The tech stack architect, to their credit, conceded immediately: "The Skeptic is right that a full rebuild of hundreds of posts is probably under two seconds. I was optimizing for a problem that doesn't exist yet."

This is textbook YAGNI — "You Aren't Gonna Need It," a principle from Extreme Programming coined by Ron Jeffries — and I couldn't see it from the inside. I was so focused on doing the build "right" that I'd skipped the step where I checked whether it mattered.

The skeptic applied the same razor everywhere. WASM SQLite for search? "Wildly over-engineered for a personal blog." Tag clouds? "Fashionable in 2006." Breadcrumbs? "For hierarchical content — where would they even go? Home > Post? That's redundant." Click for a two-command CLI? "Two functions do not constitute a CLI that needs a framework."

The one place the skeptic reversed course was Jinja2. They'd initially argued for f-strings — it's just string interpolation, right? But the tech stack architect pointed out that post titles with quotes, ampersands, and angle brackets need escaping, and doing that by hand in f-strings is exactly where subtle XSS bugs live. Jinja2's autoescape is the right tool. The skeptic conceded, specifically and only on those grounds.

Why the debate worked

A single agent will optimize for the goal you give it. If you say "design a build pipeline," you get a thorough build pipeline. If you say "pick a search solution," you get a well-reasoned search solution. The problem is that nobody's asking whether you need a build pipeline or search at all.

The multi-agent debate forces that question. The skeptic's job isn't to be right about everything — it's to make the other agents justify their complexity. When the tech stack architect had to defend incremental builds against "just rebuild everything, it takes 200ms," the defense collapsed. When they had to defend Jinja2 against "just use f-strings," the defense held — because security is a real concern, not a hypothetical one.

Three rounds was the right number.
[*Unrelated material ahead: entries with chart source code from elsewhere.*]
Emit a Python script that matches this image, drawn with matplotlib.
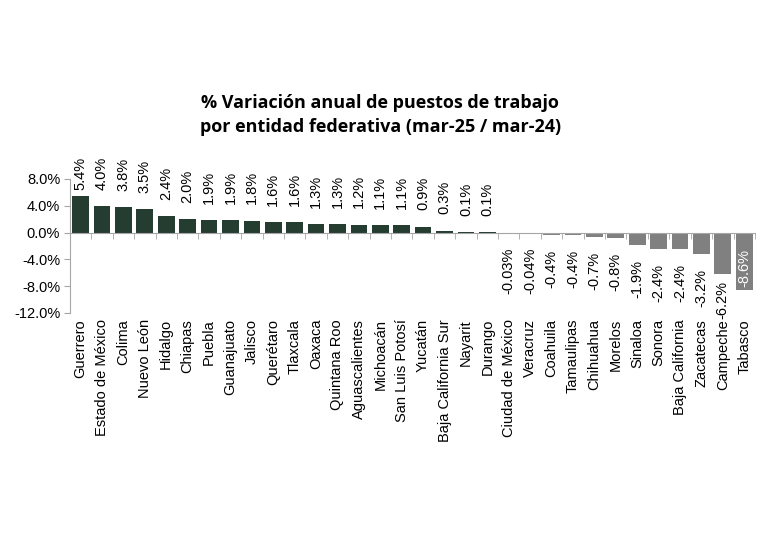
import numpy as np
import matplotlib.pyplot as plt
from matplotlib.ticker import FuncFormatter

estados = ["Guerrero", "Estado de México", "Colima", "Nuevo León", "Hidalgo", "Chiapas",
           "Puebla", "Guanajuato", "Jalisco", "Querétaro", "Tlaxcala", "Oaxaca",
           "Quintana Roo", "Aguascalientes", "Michoacán", "San Luis Potosí", "Yucatán",
           "Baja California Sur", "Nayarit", "Durango", "Ciudad de México", "Veracruz",
           "Coahuila", "Tamaulipas", "Chihuahua", "Morelos", "Sinaloa", "Sonora",
           "Baja California", "Zacatecas", "Campeche", "Tabasco"]
variacion = [5.4, 4.0, 3.8, 3.5, 2.4, 2.0, 1.9, 1.9, 1.8, 1.6, 1.6, 1.3, 1.3, 1.2, 1.1,
             1.1, 0.9, 0.3, 0.1, 0.1, -0.03, -0.04, -0.4, -0.4, -0.7, -0.8, -1.9, -2.4,
             -2.4, -3.2, -6.2, -8.6]
etiquetas = ["5.4%", "4.0%", "3.8%", "3.5%", "2.4%", "2.0%", "1.9%", "1.9%", "1.8%", "1.6%",
             "1.6%", "1.3%", "1.3%", "1.2%", "1.1%", "1.1%", "0.9%", "0.3%", "0.1%", "0.1%",
             "-0.03%", "-0.04%", "-0.4%", "-0.4%", "-0.7%", "-0.8%", "-1.9%", "-2.4%",
             "-2.4%", "-3.2%", "-6.2%", "-8.6%"]

verde = '#253c30'
gris = '#808080'
eje = '#a6a6a6'

plt.rcParams['font.family'] = ['Liberation Sans', 'DejaVu Sans']

fig = plt.figure(figsize=(7.68, 5.49), dpi=100)
ax = fig.add_axes([0.091, 0.430, 0.892, 0.244])

x = np.arange(len(estados))
vals = np.array(variacion)
colores = [verde if v > 0 else gris for v in vals]
ax.bar(x, vals, width=0.78, color=colores, zorder=2)

ax.set_xlim(-0.5, len(estados) - 0.5)
ax.set_ylim(-12, 8)
ax.set_yticks([-12, -8, -4, 0, 4, 8])
ax.yaxis.set_major_formatter(FuncFormatter(lambda v, p: '{:.1f}%'.format(v)))
ax.tick_params(axis='y', labelsize=10.5, length=4, color=eje, pad=3)

# eje x en el cero, marcas entre categorias
ax.spines['bottom'].set_position(('data', 0))
ax.spines['bottom'].set_color(eje)
ax.spines['left'].set_color(eje)
ax.spines['top'].set_visible(False)
ax.spines['right'].set_visible(False)
ax.set_xticks(x)
ax.set_xticklabels([])
ax.tick_params(axis='x', which='major', length=0)
ax.set_xticks(np.arange(len(estados) + 1) - 0.5, minor=True)
ax.tick_params(axis='x', which='minor', length=4, color=eje, direction='out')

trans = ax.get_xaxis_transform()
for i, nombre in enumerate(estados):
    ax.text(i, -0.045, nombre, transform=trans, rotation=90, ha='center', va='top',
            fontsize=10.5)

# etiquetas de datos
for i, (v, t) in enumerate(zip(vals, etiquetas)):
    if v >= 0:
        ax.text(i, min(v + 2.4, 6.3), t, rotation=90, ha='center', va='bottom',
                fontsize=10.5)
    elif v < -8:
        ax.text(i, v + 0.4, t, rotation=90, ha='center', va='bottom',
                fontsize=10.5, color='white')
    else:
        ax.text(i, max(v - 2.25, -7.2), t, rotation=90, ha='center', va='top',
                fontsize=10.5)

fig.text(0.495, 0.790, '% Variación anual de puestos de trabajo\npor entidad federativa (mar-25 / mar-24)',
         ha='center', va='center', fontsize=13, fontweight='bold',
         family=['Open Sans', 'DejaVu Sans'], linespacing=1.4)

fig.savefig('out.png', dpi=100, facecolor='white')
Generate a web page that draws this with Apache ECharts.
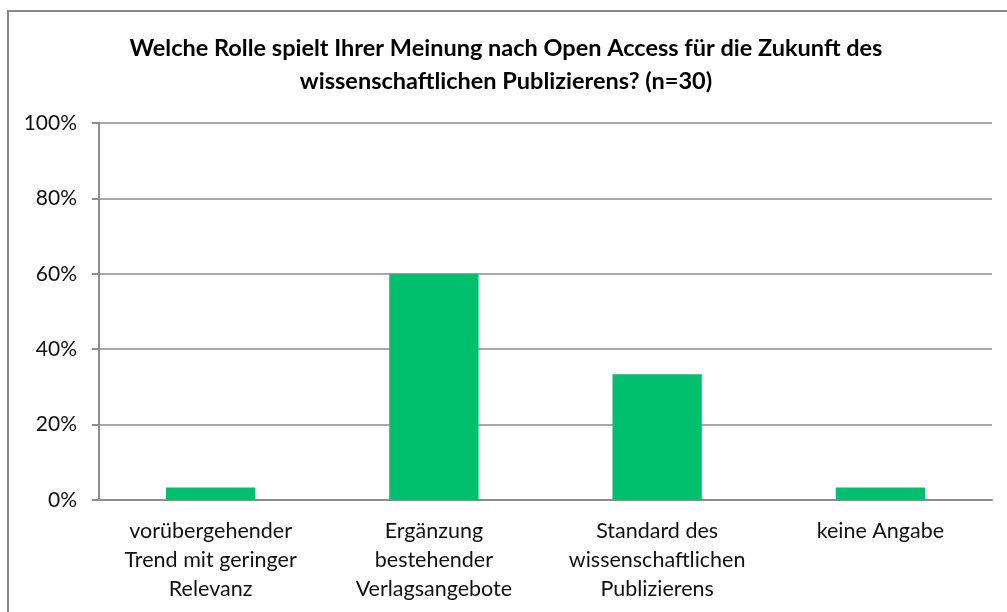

Round 1 gets the ideas on the table. Round 2 is the real fight — agents respond to each other, positions shift, weak ideas die. Round 3 converges. By the end, all three agents had aligned on a plan that was simpler than any of them would have produced alone.

The build

With a converged plan in hand, I had Claude Code implement the whole thing. Five dependencies. A markdown renderer, a build pipeline, Jinja2 templates with autoescape, about 200 lines of CSS, and a CLI that fits in one file. Full rebuild always. No search. No tag cloud. No breadcrumbs.

The entire generator is under 200 lines of Python. Twenty-three tests, 96% coverage, mypy clean. blog build runs in a fraction of a second.

If I ever have enough posts to need search, I'll add Pagefind. If full rebuilds ever take more than five seconds, I'll add incremental builds. But I won't solve those problems today, because today they don't exist. The skeptic made sure of that.